Hi Andy; From all I have been able to understand, so far, your own research and reference mateials and records should make for a vastly improved understanding and recording of the fantastic Waco ( and Weaver and Advance) history, and is needed, for current and future generations. The Kobernuss book, while providing lots of scattered snapshots into some of the more precise details and anecdotes, had a very confusing edit and organization, and NO INDEX!. I hope yours will have an Index. One thing that the K. book made amusingly clear, is that even Clayton Brukner, the long time President, who was THERE at the TIME most of these historical events and decisions were made, was, HIMSELF, very confused about remembering times and places and specific details and decisions, at the time of Kobernuss' interviews.
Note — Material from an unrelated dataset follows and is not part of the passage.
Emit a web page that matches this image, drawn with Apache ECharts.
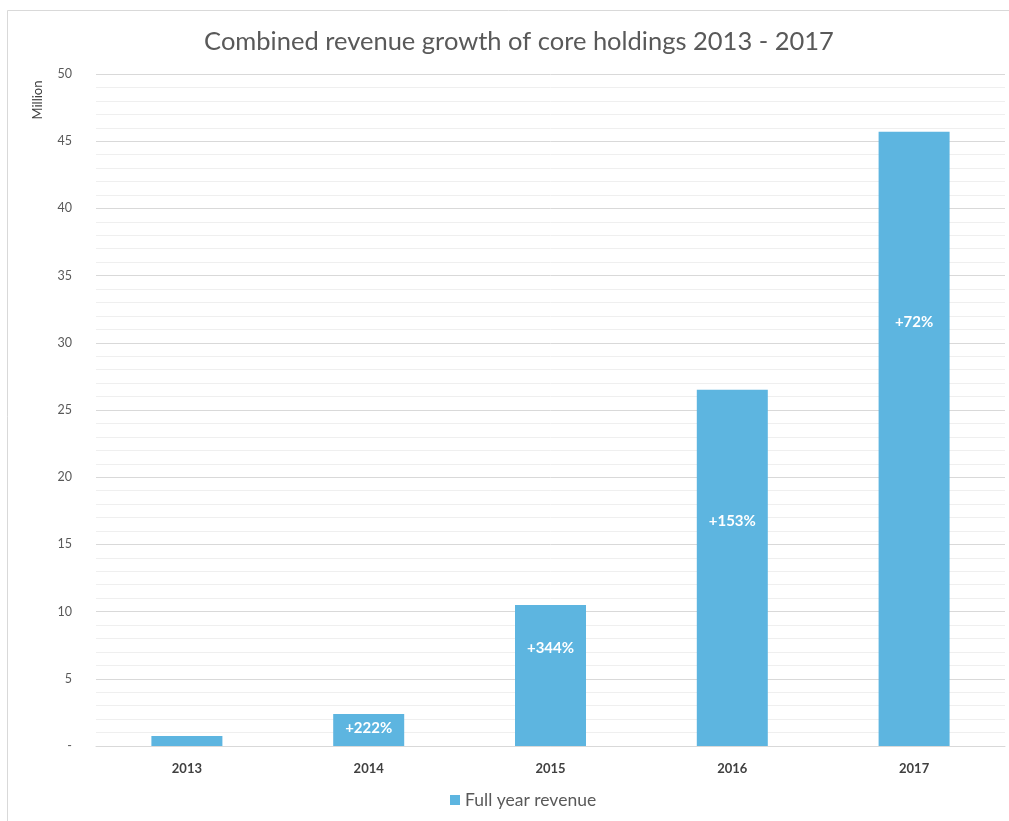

The archival files I still have, are often contradictory as to dates. This is sometimes due to major historical decisions and strategies being made, but then being follwed through, via a number of later steps and acts, with different dates, times, places, people. Yes, "putting them together," enough to follow a time line, is challenging. I would say, I enjoy the documents that record specific events and plans and decisions to move the company forward, with big decisions, the most. The 89 pages of the early planning letters, are a first person, Fly-On-The-Wall, time machine, discussing Brukner and Junkin's plans for an aircraft manufacturing company. They discuss the real STRUGGLES such as resorting to sleeping on the ground outside, for two months, and eating ONLY a 5 cent can of soup, each day, in order to continue paying for aviation schooling, along with a fair number of other Pioneers, who would become famous, and giving his own opinions of them, their aviation ideas, even their deaths, with his full eywitness accounts and examinations and explanations, as he knew and LIVED a daily life with them. The many stories of planes he THEN designed, modified, cobbled together, and WHY and HOW and WHEN and Who etc. are so wonderfully detailed,in these first person, accounts.
The company files go through other first person correspondence with other aviation company heads, and their epic, yet visionary, struggles to survive the Great Depression, and get involved in dealerships, air racing, military etc, The first person accounts and correpondence from tragedies, to triumphs, in detail, sometimes with a healthy dose of humor, is what makes aero history so fascinating. To have it all revealed, by those who made the decisions, at the Time they were made (rather than the very faulty memories, Kobernuss recorded decades later) are treasures.
The files I have cover from Jan.8. 1915 up though WWII (an exciting period, of decisions and challenges, of course) and past the end of the Waco company, in the 1960s. WWII period is paricularly interesting, as it presents the the confrontations of rugged individuals of great vision and daring, with the restraints and frustrations of dealing with, often exasperating, military and government requirements and paper pushers.
A story made all the MORE tragic, when realizing that Junkin and Weaver, never lived to see what WACO would become. But a story of Triumph, when going through the evolution of two boys reaching for the skies, and getting there.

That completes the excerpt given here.